Для Деррида это не совсем так. Мыслитель говорит о том, что данная субъективность — не содержательная, а формальная. Она тревожит нас не тем, что предлагает нам какой-то ужасающий выбор или неудержимый соблазн, а тем, что она остается перед нами как немой вопрос. Это примерно тот же вопрос, который встает перед подростком прежде, чем он достигнет взрослого состояния. Именно поэтому такие авторы, как Руссо и Ницше, так тревожат в самой ранней юности. Здесь нужно говорить не о рамках различных сцен, которые разоблачают условность нашего языка или нашей этики, а о сцене письма, которая и вносит временное измерение в те события нашей жизни, о которых рассказывает исповедь.

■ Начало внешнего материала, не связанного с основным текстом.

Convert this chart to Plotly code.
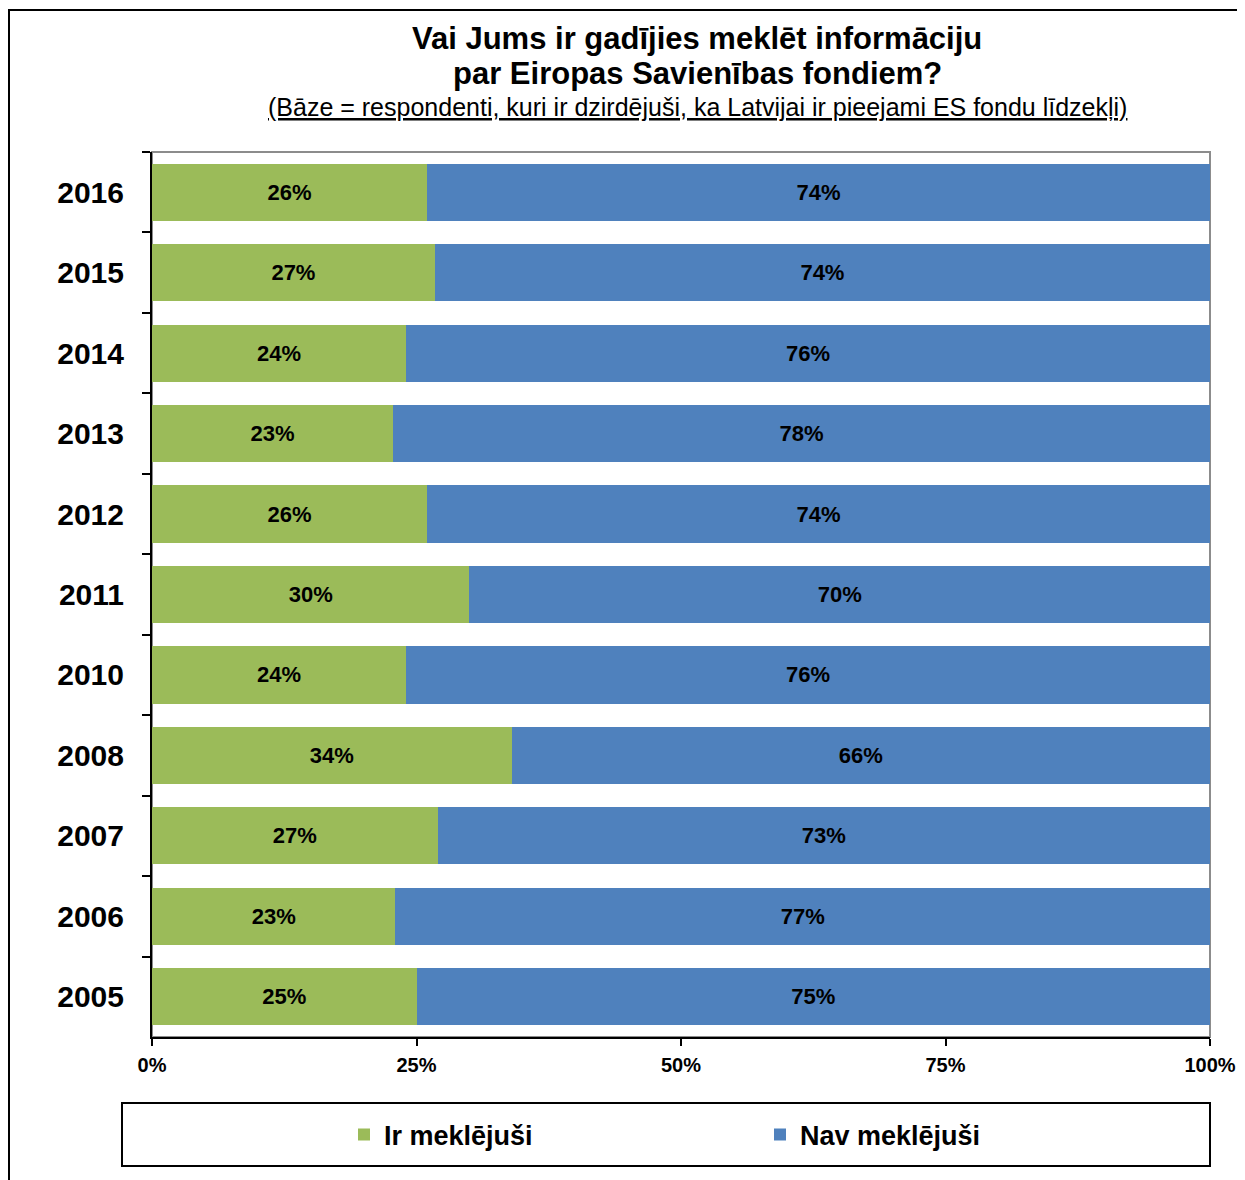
import plotly.graph_objects as go

years = ["2016", "2015", "2014", "2013", "2012", "2011", "2010", "2008", "2007", "2006", "2005"]
ir_meklejusi = [26, 27, 24, 23, 26, 30, 24, 34, 27, 23, 25]
nav_meklejusi = [74, 74, 76, 78, 74, 70, 76, 66, 73, 77, 75]
x_ticks = [0, 25, 50, 75, 100]
x_tick_labels = ["0%", "25%", "50%", "75%", "100%"]

W, H = 1245, 1180
OFF = 8  # page body margin
L, R, T, B = 152 - OFF, 1210 - OFF, 152 - OFF, 1037 - OFF

def px(x):
    return (x - OFF - L) / (R - L)

def py(y):
    return (B - (y - OFF)) / (B - T)

FONT = "Liberation Sans, Arial, sans-serif"
GREEN = "#9BBB59"
BLUE = "#4F81BD"

fig = go.Figure()
fig.add_trace(go.Bar(
    y=years, x=ir_meklejusi, orientation="h", name="Ir meklējuši",
    marker=dict(color=GREEN, line=dict(width=0)),
    text=[f"{v}%" for v in ir_meklejusi], textposition="inside",
    insidetextanchor="middle", textangle=0,
    textfont=dict(family=FONT, size=22, color="black", weight="bold"),
))
fig.add_trace(go.Bar(
    y=years, x=nav_meklejusi, orientation="h", name="Nav meklējuši",
    marker=dict(color=BLUE, line=dict(width=0)),
    text=[f"{v}%" for v in nav_meklejusi], textposition="inside",
    insidetextanchor="middle", textangle=0,
    textfont=dict(family=FONT, size=22, color="black", weight="bold"),
))

shapes = [
    dict(type="rect", xref="paper", yref="paper", x0=0, x1=1, y0=0, y1=1,
         line=dict(color="#8C8C8C", width=2), layer="below"),
    dict(type="line", xref="paper", yref="paper", x0=px(9), x1=px(9), y0=py(10), y1=py(1200),
         line=dict(color="black", width=2)),
    dict(type="line", xref="paper", yref="paper", x0=px(8), x1=px(1260), y0=py(10), y1=py(10),
         line=dict(color="black", width=2)),
    dict(type="rect", xref="paper", yref="paper", x0=px(122), x1=px(1210), y0=py(1166), y1=py(1103),
         line=dict(color="black", width=2)),
]

annotations = [
    dict(text="<b>Vai Jums ir gadījies meklēt informāciju</b>",
         xref="paper", yref="paper", x=px(697), y=py(38), xanchor="center", yanchor="middle",
         showarrow=False, font=dict(family=FONT, size=31, color="black")),
    dict(text="<b>par Eiropas Savienības fondiem?</b>",
         xref="paper", yref="paper", x=px(697), y=py(73), xanchor="center", yanchor="middle",
         showarrow=False, font=dict(family=FONT, size=31, color="black")),
    dict(text="<u>(Bāze = respondenti, kuri ir dzirdējuši, ka Latvijai ir pieejami ES fondu līdzekļi)</u>",
         xref="paper", yref="paper", x=px(697), y=py(107), xanchor="center", yanchor="middle",
         showarrow=False, font=dict(family=FONT, size=25, color="black")),
]

fig.update_layout(
    width=W, height=H,
    margin=dict(l=L, r=W - R, t=T, b=H - B, pad=0),
    barmode="stack", barnorm="percent", bargap=0.29,
    plot_bgcolor="white", paper_bgcolor="white",
    font=dict(family=FONT, color="black"),
    showlegend=True,
    legend=dict(orientation="h", x=px(344), y=py(1135), xanchor="left", yanchor="middle",
                font=dict(family=FONT, size=27, color="black", weight="bold"),
                entrywidth=371, bgcolor="rgba(0,0,0,0)", traceorder="normal"),
    shapes=shapes, annotations=annotations,
)
fig.update_xaxes(
    range=[0, 100], tickvals=x_ticks, ticktext=x_tick_labels,
    showgrid=False, zeroline=False, showline=True, linecolor="black", linewidth=2,
    ticks="outside", ticklen=7, tickcolor="black", tickwidth=2,
    tickfont=dict(family=FONT, size=20, color="black", weight="bold"),
    ticklabelstandoff=2, fixedrange=True,
)
fig.update_yaxes(
    categoryorder="array", categoryarray=years, autorange="reversed",
    showgrid=False, zeroline=False, showline=True, linecolor="black", linewidth=2,
    ticks="outside", tickson="boundaries", ticklen=8, tickcolor="black", tickwidth=2,
    tickfont=dict(family=FONT, size=30, color="black", weight="bold"),
    ticklabelstandoff=20, fixedrange=True,
)

fig.write_html("out.html")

Без этой сцены письма исповедь превратится в безответственную игру эпизодами. А когда автор садится, чтобы записать какую-то одну сцену, тогда он чувствует себя не просто участником случившегося, а ощущает, как сам язык облегчает его признание. Как сами буквы становятся той логикой повседневности, внутри которой и возможно исповедоваться и исповедовать — прославлять Бога.
Августин «исповедовался в письме» (confiteor Tibi in litteris — исповедуюсь Тебе на письме). Это означает, по Деррида, не только фиксацию постыдных эпизодов. Присвоение письма — это самое постыдное дело, и именно письмо превращает простое гнетущее воспоминание в сюжет. Так возникает роман — это не условно-жанровая победа над пороками, а постоянное чувство нахождения в сговоре с собственным языком, который может быть в любой момент разоблачен. Литература «позволяет сказать что угодно любым способом» — и именно поэтому она открывает публичному пространству биографию человека небывалой «буквальной» («литературной») славе.
Публичный характер исповеди — это вовсе не рассказ о своих пороках каждому встречному. Это мысль о читателе, которая заключена в самом акте письма. Описать что-то означает проартикулировать это как относящееся к конкретному времени. Не просто зафиксировать на письме, потому что простая фиксация не требует «профессионализма», а расспросить себя профессионально, точно ли это происходило в такое-то время. Довериться бумаге — и значит внести в исповедь то отношение доверия, которого так не хватало страшному ХХ веку. Все боятся признаться в том, что совершили, — тогда как профессиональное исповедание и позволяет установить, что это все было.
Тогда письмо впервые и объемлет мир: оно перестает быть реакцией на мир, но становится «миро-латынью» (mondialatinization), тем однажды записанным языком, который и стал большим романом, большой историей всей Европы. История — это уже не просто фигуры образцовых речей или поступков, как думал де Ман, считавший, что литература легко переигрывает историю на ее поле, раз литература владеет ключами образцов. История — это единожды сбывшаяся «миро-латынь», исповедание, которое профессионализирует сами европейские языки, исповедание, которое позволяет понять, на каком переломе были допущены исторические ошибки. А о них свидетельствует confessor — исповедник, мученик, страдавший, но не умерший и потому еще способный, вслед за Августином, прочесть книгу человеческих судеб. «Бери и читай».
Реферат выполнен по изданию: Derrida and Antiquity / Ed. by M. Leonard. Oxford; N.Y.: OUP, 2010. P. 293–300.